_Source excerpt_
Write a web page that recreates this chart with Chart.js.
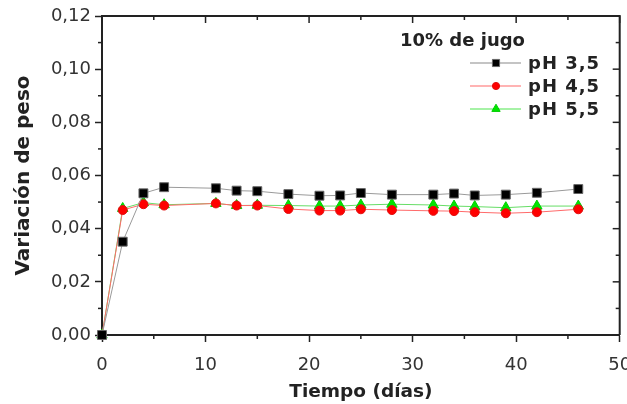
<!DOCTYPE html>
<html>
<head>
<meta charset="utf-8">
<script src="https://cdn.jsdelivr.net/npm/chart.js@4/dist/chart.umd.min.js"></script>
<style>
  html, body { margin: 0; padding: 0; background: #fff; }
  #wrap { width: 627px; height: 404px; }
</style>
</head>
<body>
<div id="wrap"><canvas id="pesoChart" width="627" height="404"></canvas></div>
<script>
// data
const days  = [0, 2, 4, 6, 11, 13, 15, 18, 21, 23, 25, 28, 32, 34, 36, 39, 42, 46];
const ph35  = [0, 0.0351, 0.0533, 0.0556, 0.0552, 0.0543, 0.0541, 0.0530, 0.0524, 0.0525, 0.0534, 0.0528, 0.0528, 0.0532, 0.0525, 0.0528, 0.0535, 0.0549];
const ph45  = [0, 0.0470, 0.0492, 0.0487, 0.0495, 0.0487, 0.0487, 0.0474, 0.0468, 0.0468, 0.0473, 0.0470, 0.0467, 0.0466, 0.0462, 0.0458, 0.0462, 0.0473];
const ph55  = [0, 0.0476, 0.0498, 0.0490, 0.0495, 0.0487, 0.0488, 0.0487, 0.0485, 0.0485, 0.0489, 0.0492, 0.0489, 0.0485, 0.0483, 0.0479, 0.0485, 0.0485];
const seriesNames = ['pH 3,5', 'pH 4,5', 'pH 5,5'];
const legendTitle = '10% de jugo';
const xTickLabels = ['0', '10', '20', '30', '40', '50'];
const yTickLabels = ['0,00', '0,02', '0,04', '0,06', '0,08', '0,10', '0,12'];
const xTitle = 'Tiempo (días)';
const yTitle = 'Variación de peso';

const pts = arr => arr.map((v, i) => ({ x: days[i], y: v }));

// box frame + minor / mirrored ticks
const frame = {
  id: 'frame',
  beforeDatasetsDraw(chart) {
    const { ctx, chartArea: a, scales: { x, y } } = chart;
    const line = (x1, y1, x2, y2) => { ctx.beginPath(); ctx.moveTo(x1, y1); ctx.lineTo(x2, y2); ctx.stroke(); };
    ctx.save();
    ctx.strokeStyle = '#222';
    ctx.lineWidth = 2;
    ctx.beginPath();
    ctx.moveTo(a.left, a.top); ctx.lineTo(a.right, a.top); ctx.lineTo(a.right, a.bottom);
    ctx.stroke();
    ctx.lineWidth = 1.5;
    for (let i = 0; i <= 10; i++) {
      const px = x.getPixelForValue(i * 5);
      const major = i % 2 === 0;
      if (!major) line(px, a.bottom, px, a.bottom + 4);
      line(px, a.top, px, a.top + (major ? 7 : 4));
    }
    for (let i = 0; i <= 12; i++) {
      const py = y.getPixelForValue(i * 0.01);
      const major = i % 2 === 0;
      if (!major) line(a.left - 4, py, a.left, py);
      line(a.right - (major ? 7 : 4), py, a.right, py);
    }
    ctx.restore();
  }
};

// legend with line-marker-line samples
const sideLegend = {
  id: 'sideLegend',
  afterDraw(chart) {
    const { ctx } = chart;
    ctx.save();
    ctx.fillStyle = '#222';
    ctx.textBaseline = 'middle';
    ctx.textAlign = 'left';
    ctx.font = 'bold 18px "DejaVu Sans"';
    ctx.fillText(legendTitle, 400, 41);
    ctx.font = 'bold 18px "DejaVu Sans"';
    ctx.letterSpacing = '1px';
    chart.data.datasets.forEach((ds, i) => {
      const yy = 63 + i * 23;
      ctx.strokeStyle = ds.legendLine;
      ctx.lineWidth = 1.5;
      ctx.beginPath(); ctx.moveTo(470, yy); ctx.lineTo(521, yy); ctx.stroke();
      ctx.fillStyle = ds.pointBackgroundColor;
      ctx.strokeStyle = ds.pointBorderColor;
      ctx.lineWidth = 1;
      Chart.helpers.drawPoint(ctx, { pointStyle: ds.pointStyle, radius: ds.pointRadius * 0.8, borderWidth: 1 }, 496, yy);
      ctx.fillStyle = '#222';
      ctx.fillText(ds.label, 528, yy + 1);
    });
    ctx.restore();
  }
};

const ctx = document.getElementById('pesoChart').getContext('2d');
const pesoChart = new Chart(ctx, {
  type: 'line',
  data: {
    datasets: [
      { label: seriesNames[0], data: pts(ph35), borderColor: '#9a9a9a', legendLine: '#b0b0b0', borderWidth: 1,
        pointStyle: 'rect', pointRadius: 6.3, pointBackgroundColor: '#000', pointBorderColor: '#666', pointBorderWidth: 1 },
      { label: seriesNames[1], data: pts(ph45), borderColor: '#ff6a6a', legendLine: '#ff9a9a', borderWidth: 1,
        pointStyle: 'circle', pointRadius: 4.5, pointBackgroundColor: '#ff0000', pointBorderColor: '#e01010', pointBorderWidth: 1 },
      { label: seriesNames[2], data: pts(ph55), borderColor: '#66dd66', legendLine: '#88ee88', borderWidth: 1,
        pointStyle: 'triangle', pointRadius: 6, pointBackgroundColor: '#00e600', pointBorderColor: '#00cc00', pointBorderWidth: 1 }
    ]
  },
  options: {
    responsive: false,
    animation: false,
    clip: false,
    layout: { padding: { left: 0, right: 2, top: 16, bottom: 0 } },
    plugins: { legend: { display: false }, tooltip: { enabled: false } },
    elements: { line: { tension: 0 } },
    scales: {
      x: {
        type: 'linear', min: 0, max: 50,
        border: { display: true, color: '#222', width: 2 },
        grid: { display: true, drawOnChartArea: false, drawTicks: true, tickLength: 7, tickColor: '#222', tickWidth: 1.5 },
        ticks: { stepSize: 10, padding: 13, color: '#333', font: { family: 'DejaVu Sans', size: 18 },
          maxRotation: 0, autoSkip: false,
          callback: v => xTickLabels[Math.round(v / 10)] },
        title: { display: true, text: xTitle, color: '#222', font: { family: 'DejaVu Sans', size: 18.5, weight: 'bold' },
          padding: { top: 0, bottom: 1 } },
        afterFit: s => { s.height = 69; s.paddingLeft = 0; s.paddingRight = 0; }
      },
      y: {
        min: 0, max: 0.12,
        border: { display: true, color: '#222', width: 2 },
        grid: { display: true, drawOnChartArea: false, drawTicks: true, tickLength: 7, tickColor: '#222', tickWidth: 1.5 },
        ticks: { stepSize: 0.02, padding: 4, color: '#333', font: { family: 'DejaVu Sans', size: 18 },
          callback: v => yTickLabels[Math.round(v / 0.02)] },
        title: { display: true, text: yTitle, color: '#222', font: { family: 'DejaVu Sans', size: 20, weight: 'bold' },
          padding: { top: 12, bottom: 0 } },
        afterFit: s => { s.width = 102; }
      }
    }
  },
  plugins: [frame, sideLegend]
});
</script>
</body>
</html>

_Stated problem_
Take the listing above and restate it word for word, without its pictures.

_Result for this exercise_
Write a web page that recreates this chart with Chart.js.
<!DOCTYPE html>
<html>
<head>
<meta charset="utf-8">
<script src="https://cdn.jsdelivr.net/npm/chart.js@4/dist/chart.umd.min.js"></script>
<style>
  html, body { margin: 0; padding: 0; background: #fff; }
  #wrap { width: 627px; height: 404px; }
</style>
</head>
<body>
<div id="wrap"><canvas id="pesoChart" width="627" height="404"></canvas></div>
<script>
// data
const days  = [0, 2, 4, 6, 11, 13, 15, 18, 21, 23, 25, 28, 32, 34, 36, 39, 42, 46];
const ph35  = [0, 0.0351, 0.0533, 0.0556, 0.0552, 0.0543, 0.0541, 0.0530, 0.0524, 0.0525, 0.0534, 0.0528, 0.0528, 0.0532, 0.0525, 0.0528, 0.0535, 0.0549];
const ph45  = [0, 0.0470, 0.0492, 0.0487, 0.0495, 0.0487, 0.0487, 0.0474, 0.0468, 0.0468, 0.0473, 0.0470, 0.0467, 0.0466, 0.0462, 0.0458, 0.0462, 0.0473];
const ph55  = [0, 0.0476, 0.0498, 0.0490, 0.0495, 0.0487, 0.0488, 0.0487, 0.0485, 0.0485, 0.0489, 0.0492, 0.0489, 0.0485, 0.0483, 0.0479, 0.0485, 0.0485];
const seriesNames = ['pH 3,5', 'pH 4,5', 'pH 5,5'];
const legendTitle = '10% de jugo';
const xTickLabels = ['0', '10', '20', '30', '40', '50'];
const yTickLabels = ['0,00', '0,02', '0,04', '0,06', '0,08', '0,10', '0,12'];
const xTitle = 'Tiempo (días)';
const yTitle = 'Variación de peso';

const pts = arr => arr.map((v, i) => ({ x: days[i], y: v }));

// box frame + minor / mirrored ticks
const frame = {
  id: 'frame',
  beforeDatasetsDraw(chart) {
    const { ctx, chartArea: a, scales: { x, y } } = chart;
    const line = (x1, y1, x2, y2) => { ctx.beginPath(); ctx.moveTo(x1, y1); ctx.lineTo(x2, y2); ctx.stroke(); };
    ctx.save();
    ctx.strokeStyle = '#222';
    ctx.lineWidth = 2;
    ctx.beginPath();
    ctx.moveTo(a.left, a.top); ctx.lineTo(a.right, a.top); ctx.lineTo(a.right, a.bottom);
    ctx.stroke();
    ctx.lineWidth = 1.5;
    for (let i = 0; i <= 10; i++) {
      const px = x.getPixelForValue(i * 5);
      const major = i % 2 === 0;
      if (!major) line(px, a.bottom, px, a.bottom + 4);
      line(px, a.top, px, a.top + (major ? 7 : 4));
    }
    for (let i = 0; i <= 12; i++) {
      const py = y.getPixelForValue(i * 0.01);
      const major = i % 2 === 0;
      if (!major) line(a.left - 4, py, a.left, py);
      line(a.right - (major ? 7 : 4), py, a.right, py);
    }
    ctx.restore();
  }
};

// legend with line-marker-line samples
const sideLegend = {
  id: 'sideLegend',
  afterDraw(chart) {
    const { ctx } = chart;
    ctx.save();
    ctx.fillStyle = '#222';
    ctx.textBaseline = 'middle';
    ctx.textAlign = 'left';
    ctx.font = 'bold 18px "DejaVu Sans"';
    ctx.fillText(legendTitle, 400, 41);
    ctx.font = 'bold 18px "DejaVu Sans"';
    ctx.letterSpacing = '1px';
    chart.data.datasets.forEach((ds, i) => {
      const yy = 63 + i * 23;
      ctx.strokeStyle = ds.legendLine;
      ctx.lineWidth = 1.5;
      ctx.beginPath(); ctx.moveTo(470, yy); ctx.lineTo(521, yy); ctx.stroke();
      ctx.fillStyle = ds.pointBackgroundColor;
      ctx.strokeStyle = ds.pointBorderColor;
      ctx.lineWidth = 1;
      Chart.helpers.drawPoint(ctx, { pointStyle: ds.pointStyle, radius: ds.pointRadius * 0.8, borderWidth: 1 }, 496, yy);
      ctx.fillStyle = '#222';
      ctx.fillText(ds.label, 528, yy + 1);
    });
    ctx.restore();
  }
};

const ctx = document.getElementById('pesoChart').getContext('2d');
const pesoChart = new Chart(ctx, {
  type: 'line',
  data: {
    datasets: [
      { label: seriesNames[0], data: pts(ph35), borderColor: '#9a9a9a', legendLine: '#b0b0b0', borderWidth: 1,
        pointStyle: 'rect', pointRadius: 6.3, pointBackgroundColor: '#000', pointBorderColor: '#666', pointBorderWidth: 1 },
      { label: seriesNames[1], data: pts(ph45), borderColor: '#ff6a6a', legendLine: '#ff9a9a', borderWidth: 1,
        pointStyle: 'circle', pointRadius: 4.5, pointBackgroundColor: '#ff0000', pointBorderColor: '#e01010', pointBorderWidth: 1 },
      { label: seriesNames[2], data: pts(ph55), borderColor: '#66dd66', legendLine: '#88ee88', borderWidth: 1,
        pointStyle: 'triangle', pointRadius: 6, pointBackgroundColor: '#00e600', pointBorderColor: '#00cc00', pointBorderWidth: 1 }
    ]
  },
  options: {
    responsive: false,
    animation: false,
    clip: false,
    layout: { padding: { left: 0, right: 2, top: 16, bottom: 0 } },
    plugins: { legend: { display: false }, tooltip: { enabled: false } },
    elements: { line: { tension: 0 } },
    scales: {
      x: {
        type: 'linear', min: 0, max: 50,
        border: { display: true, color: '#222', width: 2 },
        grid: { display: true, drawOnChartArea: false, drawTicks: true, tickLength: 7, tickColor: '#222', tickWidth: 1.5 },
        ticks: { stepSize: 10, padding: 13, color: '#333', font: { family: 'DejaVu Sans', size: 18 },
          maxRotation: 0, autoSkip: false,
          callback: v => xTickLabels[Math.round(v / 10)] },
        title: { display: true, text: xTitle, color: '#222', font: { family: 'DejaVu Sans', size: 18.5, weight: 'bold' },
          padding: { top: 0, bottom: 1 } },
        afterFit: s => { s.height = 69; s.paddingLeft = 0; s.paddingRight = 0; }
      },
      y: {
        min: 0, max: 0.12,
        border: { display: true, color: '#222', width: 2 },
        grid: { display: true, drawOnChartArea: false, drawTicks: true, tickLength: 7, tickColor: '#222', tickWidth: 1.5 },
        ticks: { stepSize: 0.02, padding: 4, color: '#333', font: { family: 'DejaVu Sans', size: 18 },
          callback: v => yTickLabels[Math.round(v / 0.02)] },
        title: { display: true, text: yTitle, color: '#222', font: { family: 'DejaVu Sans', size: 20, weight: 'bold' },
          padding: { top: 12, bottom: 0 } },
        afterFit: s => { s.width = 102; }
      }
    }
  },
  plugins: [frame, sideLegend]
});
</script>
</body>
</html>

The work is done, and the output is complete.